The U.S. State Department’s OneBeat initiative brings together musicians from around the world to create original work and develop strategies for arts-based social engagement.
Music is a universal language. For proof, look no further than the international music exchange OneBeat, which brought together 24 outstanding emerging artistes from 17 countries to make music this fall. OneBeat participants or fellows, aged between 19 and 35, spent a month in the United States collaboratively writing, producing and performing original music. Charged with developing strategies for arts-based social engagement, the 24 fellows took a multi-state tour along the eastern coast of the United States, collaborating with local musicians, leading workshops with youth and engaging a wide array of audiences with their music. Bringing this work back to their home countries, the fellows then develop community-based music projects and join OneBeat’s global network of music-driven social enterprises.
Now in its eighth year, OneBeat is an initiative of the U.S. State Department’s Bureau of Educational and Cultural Affairs. It is produced by the New York-based music organization Bang on a Can, through its social engagement wing, Found Sound Nation. Nearly 200 OneBeat alumni spread across 48 countries have developed ways for music to make a positive impact on local and global communities.
“It has been like a dream come true,” says Aditya Alamuru, a OneBeat 2018 fellow from Bengaluru, “to create and produce songs in so many genres with extremely talented musicians from different cultures.” Alamuru relied on his experience as a music producer to put together recording material for an album in his OneBeat fellows’ group. Likewise, his ventures into hip hop and electronica earlier in his career, guided his work on song structure in a small group collaboration with two or three fellows.
Pavithra Chari, an accomplished Hindustani classical and cross-genre vocalist and composer based in New Delhi, says OneBeat provided her “an enriching experience collaborating with such a diverse group of musicians, each with his or her musicality and sensibilities.” After Chari used a specific South Indian konnakol style rhythm in a composition she created, “I invited a drummer and percussive dancer, both from the United States, to add their unique artistry to the piece. We were so happy with how it came about that we made a video, which will be released soon.”
“Collaborations can also be a matter of just showing up and seeing the magic happen on the spot,” says Chari, pointing to her work in a quartet that included herself along with an Algerian drummer, a Madagascar multi-instrumentalist and a clarinet player from Hungary. “Amazing innovations emerged through that piece.”
In 2018, OneBeat challenged the fellows with reimagining NASA’s 1977 Golden Record—the time capsule of rhythms, sounds and sights, considered to be humanity’s most meaningful sounds, launched into space aboard the Voyager spacecraft. The fellows were divided into three ensemble groups and directed to create music they might place in a second time-capsule of our 21st century world in response to the Voyager collection, which included a variety of natural sounds, music from different cultures and eras, and spoken greetings in different languages.

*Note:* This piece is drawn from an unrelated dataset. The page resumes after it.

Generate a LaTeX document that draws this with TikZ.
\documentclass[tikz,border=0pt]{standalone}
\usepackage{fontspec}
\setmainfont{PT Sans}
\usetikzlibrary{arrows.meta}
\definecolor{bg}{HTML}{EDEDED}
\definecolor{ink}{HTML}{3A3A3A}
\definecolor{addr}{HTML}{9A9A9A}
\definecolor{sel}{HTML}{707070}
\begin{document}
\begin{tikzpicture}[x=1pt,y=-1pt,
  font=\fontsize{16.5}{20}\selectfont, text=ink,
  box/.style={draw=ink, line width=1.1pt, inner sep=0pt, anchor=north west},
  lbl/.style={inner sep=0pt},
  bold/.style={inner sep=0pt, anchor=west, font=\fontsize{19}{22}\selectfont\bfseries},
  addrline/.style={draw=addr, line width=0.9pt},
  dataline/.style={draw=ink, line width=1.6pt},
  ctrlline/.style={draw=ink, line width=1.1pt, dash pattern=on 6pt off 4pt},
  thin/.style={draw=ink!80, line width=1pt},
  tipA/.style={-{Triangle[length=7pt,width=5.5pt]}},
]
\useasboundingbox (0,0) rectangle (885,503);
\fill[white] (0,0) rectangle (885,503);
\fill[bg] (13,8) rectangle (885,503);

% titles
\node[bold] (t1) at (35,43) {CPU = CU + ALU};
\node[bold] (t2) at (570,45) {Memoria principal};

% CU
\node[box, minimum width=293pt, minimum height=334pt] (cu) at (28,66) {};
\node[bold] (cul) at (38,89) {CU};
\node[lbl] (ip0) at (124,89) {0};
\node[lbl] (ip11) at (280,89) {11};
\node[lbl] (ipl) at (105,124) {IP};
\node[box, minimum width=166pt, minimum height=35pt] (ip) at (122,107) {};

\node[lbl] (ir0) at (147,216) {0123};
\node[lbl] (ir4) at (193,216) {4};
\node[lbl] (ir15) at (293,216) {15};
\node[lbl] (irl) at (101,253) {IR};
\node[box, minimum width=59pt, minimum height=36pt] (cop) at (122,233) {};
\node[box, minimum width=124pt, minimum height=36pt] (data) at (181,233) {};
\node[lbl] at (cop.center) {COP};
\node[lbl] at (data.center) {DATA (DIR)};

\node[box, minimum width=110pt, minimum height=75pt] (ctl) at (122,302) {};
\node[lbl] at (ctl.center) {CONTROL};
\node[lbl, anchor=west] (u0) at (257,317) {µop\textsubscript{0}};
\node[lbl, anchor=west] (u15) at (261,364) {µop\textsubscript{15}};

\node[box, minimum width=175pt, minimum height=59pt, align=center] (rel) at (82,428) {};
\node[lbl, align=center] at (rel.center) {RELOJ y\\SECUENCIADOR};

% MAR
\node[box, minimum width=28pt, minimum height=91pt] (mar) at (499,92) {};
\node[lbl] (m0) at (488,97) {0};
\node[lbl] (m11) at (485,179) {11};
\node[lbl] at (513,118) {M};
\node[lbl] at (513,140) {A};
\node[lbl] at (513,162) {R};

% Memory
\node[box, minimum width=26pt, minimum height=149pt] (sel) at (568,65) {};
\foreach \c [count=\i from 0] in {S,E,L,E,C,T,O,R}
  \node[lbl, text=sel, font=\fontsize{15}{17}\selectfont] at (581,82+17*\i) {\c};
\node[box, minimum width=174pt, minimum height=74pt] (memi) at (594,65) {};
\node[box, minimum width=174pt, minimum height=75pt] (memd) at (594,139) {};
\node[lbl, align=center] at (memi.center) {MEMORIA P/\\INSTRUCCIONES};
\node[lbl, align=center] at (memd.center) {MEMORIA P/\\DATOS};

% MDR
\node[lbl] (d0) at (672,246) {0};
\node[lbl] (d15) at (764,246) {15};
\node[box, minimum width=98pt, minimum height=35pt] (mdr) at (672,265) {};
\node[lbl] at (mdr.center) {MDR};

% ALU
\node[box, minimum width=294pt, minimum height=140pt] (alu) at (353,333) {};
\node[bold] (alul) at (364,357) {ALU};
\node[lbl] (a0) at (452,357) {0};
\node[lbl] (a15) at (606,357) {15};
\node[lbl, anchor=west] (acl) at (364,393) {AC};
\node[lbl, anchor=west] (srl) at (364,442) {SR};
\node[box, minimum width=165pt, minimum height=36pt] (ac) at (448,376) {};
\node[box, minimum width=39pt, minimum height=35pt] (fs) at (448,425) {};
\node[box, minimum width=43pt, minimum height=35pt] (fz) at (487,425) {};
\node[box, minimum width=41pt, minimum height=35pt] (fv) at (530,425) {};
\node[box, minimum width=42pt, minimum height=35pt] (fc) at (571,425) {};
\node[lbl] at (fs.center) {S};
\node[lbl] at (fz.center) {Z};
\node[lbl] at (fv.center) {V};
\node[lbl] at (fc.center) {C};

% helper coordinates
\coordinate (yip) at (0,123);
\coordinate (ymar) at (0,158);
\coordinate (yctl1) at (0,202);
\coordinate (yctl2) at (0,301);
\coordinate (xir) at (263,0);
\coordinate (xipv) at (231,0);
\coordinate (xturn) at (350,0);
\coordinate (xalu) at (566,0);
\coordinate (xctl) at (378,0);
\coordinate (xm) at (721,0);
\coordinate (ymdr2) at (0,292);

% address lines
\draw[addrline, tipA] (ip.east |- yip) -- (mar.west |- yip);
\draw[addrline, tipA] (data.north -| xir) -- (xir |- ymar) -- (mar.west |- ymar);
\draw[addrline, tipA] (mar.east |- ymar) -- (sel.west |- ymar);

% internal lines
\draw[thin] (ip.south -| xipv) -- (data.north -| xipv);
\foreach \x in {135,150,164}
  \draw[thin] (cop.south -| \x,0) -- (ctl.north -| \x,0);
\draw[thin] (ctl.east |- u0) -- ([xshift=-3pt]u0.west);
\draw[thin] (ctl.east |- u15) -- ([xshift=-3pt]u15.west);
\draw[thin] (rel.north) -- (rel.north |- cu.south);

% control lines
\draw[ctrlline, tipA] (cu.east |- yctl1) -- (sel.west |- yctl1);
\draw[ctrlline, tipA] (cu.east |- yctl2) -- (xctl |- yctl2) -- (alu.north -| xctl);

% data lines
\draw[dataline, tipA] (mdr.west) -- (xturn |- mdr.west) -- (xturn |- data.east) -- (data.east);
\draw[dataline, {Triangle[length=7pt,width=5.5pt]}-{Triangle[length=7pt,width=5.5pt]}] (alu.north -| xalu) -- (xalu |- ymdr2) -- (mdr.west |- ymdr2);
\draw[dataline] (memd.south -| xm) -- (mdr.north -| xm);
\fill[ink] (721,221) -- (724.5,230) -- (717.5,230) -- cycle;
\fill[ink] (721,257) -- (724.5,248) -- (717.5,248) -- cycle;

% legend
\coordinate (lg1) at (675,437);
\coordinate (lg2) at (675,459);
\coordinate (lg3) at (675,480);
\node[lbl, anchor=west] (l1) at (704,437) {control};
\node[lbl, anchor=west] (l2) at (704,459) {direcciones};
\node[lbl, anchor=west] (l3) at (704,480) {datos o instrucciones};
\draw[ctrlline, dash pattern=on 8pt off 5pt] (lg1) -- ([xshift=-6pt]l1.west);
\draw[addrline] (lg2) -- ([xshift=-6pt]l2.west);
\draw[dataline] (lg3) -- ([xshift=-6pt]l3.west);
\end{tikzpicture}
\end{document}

This challenge influenced both the creation and presentation of each group’s music. “It’s a chaotic time in the world with extremes happening, both great and terrible. We used sleep as our theme to create performance pieces, with nightmares that strangle sleep and lullabies that induce sleep coexisting. We found not just music and sound, but also body movement and dance helped convey our feelings on current times,” says Chari explaining the work created by her OneBeat group.
On tour, OneBeat utilized a variety of venues for their performances, ranging from auditoriums and art galleries to circular churches and pop-up street shows. The carefully-incubated music projects of each group were continuously adapted and extended for the space and the community they served.
Alamuru’s ensemble group created its pieces from the viewpoint of forgotten communities. After visiting neighborhoods in Charleston, South Carolina, which had lost many African American businesses, his group decided to take its audience on a tour of three separate spaces within the Redux Contemporary Art Center. The audience watched the group ensemble perform on the larger stage and then move to two smaller stages for fellows’ duos and trios. One of these presented a music video created by Alamuru and an American rapper based on their interviews of two 35-year-old owners of barbershops, who lost their business to gentrification.
It’s no doubt that OneBeat’s unique form of cultural diplomacy will be reflected in both Alamuru’s and Chari’s in-country projects. Chari wants to extend the focus of her fellows’ group on sleep and “the way cultures interpret sleep and the tradition of lullabies—the narrative, compositions and their presence in our upbringing.” She also defines another project she is considering: “A sonic perspective on privilege- how it’s perceived and accepted by people on both ends of the spectrum. I have a long way to go in the ideation, but I’m excited to see where it leads me.”
Alamuru will expand his already-established Music for All project, which teaches music production courses to youth through training on accessible mobile phone-driven software in his city. He also plans to travel to remote parts of northeast India, Rajasthan and Kashmir, to create music reflecting the heritage of local people.
Hillary Hoppock is a freelance writer, former newspaper publisher and reporter based in Orinda, California.